== Task goal ==
Return the lines that follow, exactly as they appear, from the first through the one containing "s.set_visible(False)"; no pictures are to be included.

== Data block ==

▼

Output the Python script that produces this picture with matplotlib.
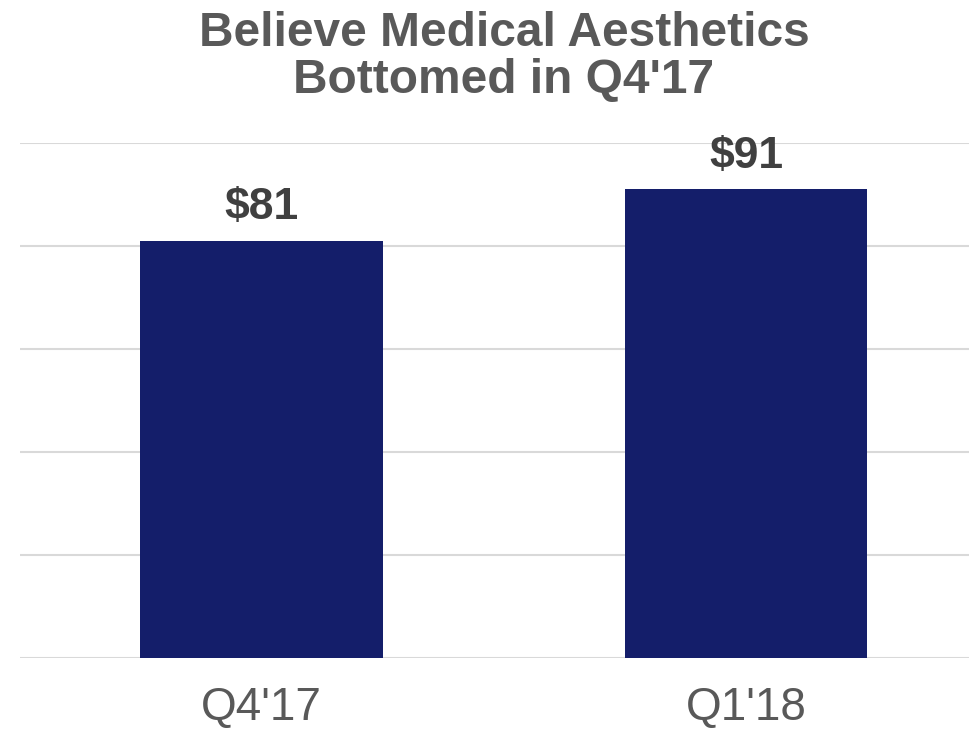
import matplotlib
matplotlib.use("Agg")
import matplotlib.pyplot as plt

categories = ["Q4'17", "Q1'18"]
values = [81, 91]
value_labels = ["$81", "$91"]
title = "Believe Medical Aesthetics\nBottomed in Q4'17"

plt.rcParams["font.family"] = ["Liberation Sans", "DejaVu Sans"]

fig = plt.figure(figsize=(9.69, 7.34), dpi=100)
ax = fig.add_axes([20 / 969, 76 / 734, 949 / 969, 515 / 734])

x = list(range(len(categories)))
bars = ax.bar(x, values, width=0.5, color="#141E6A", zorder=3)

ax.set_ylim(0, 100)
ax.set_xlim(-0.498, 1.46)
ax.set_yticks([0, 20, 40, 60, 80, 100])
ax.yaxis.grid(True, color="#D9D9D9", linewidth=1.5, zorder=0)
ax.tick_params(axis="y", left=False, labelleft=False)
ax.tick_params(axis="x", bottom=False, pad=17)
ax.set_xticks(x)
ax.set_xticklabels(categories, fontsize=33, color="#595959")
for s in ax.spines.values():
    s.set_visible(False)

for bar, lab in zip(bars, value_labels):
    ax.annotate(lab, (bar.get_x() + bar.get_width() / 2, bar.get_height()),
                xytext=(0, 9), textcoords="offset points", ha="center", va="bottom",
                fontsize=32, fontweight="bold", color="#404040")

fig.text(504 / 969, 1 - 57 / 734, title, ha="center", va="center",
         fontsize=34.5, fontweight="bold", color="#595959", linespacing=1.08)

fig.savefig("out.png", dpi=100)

▲

== Correct result ==
Output the Python script that produces this picture with matplotlib.
import matplotlib
matplotlib.use("Agg")
import matplotlib.pyplot as plt

categories = ["Q4'17", "Q1'18"]
values = [81, 91]
value_labels = ["$81", "$91"]
title = "Believe Medical Aesthetics\nBottomed in Q4'17"

plt.rcParams["font.family"] = ["Liberation Sans", "DejaVu Sans"]

fig = plt.figure(figsize=(9.69, 7.34), dpi=100)
ax = fig.add_axes([20 / 969, 76 / 734, 949 / 969, 515 / 734])

x = list(range(len(categories)))
bars = ax.bar(x, values, width=0.5, color="#141E6A", zorder=3)

ax.set_ylim(0, 100)
ax.set_xlim(-0.498, 1.46)
ax.set_yticks([0, 20, 40, 60, 80, 100])
ax.yaxis.grid(True, color="#D9D9D9", linewidth=1.5, zorder=0)
ax.tick_params(axis="y", left=False, labelleft=False)
ax.tick_params(axis="x", bottom=False, pad=17)
ax.set_xticks(x)
ax.set_xticklabels(categories, fontsize=33, color="#595959")
for s in ax.spines.values():
    s.set_visible(False)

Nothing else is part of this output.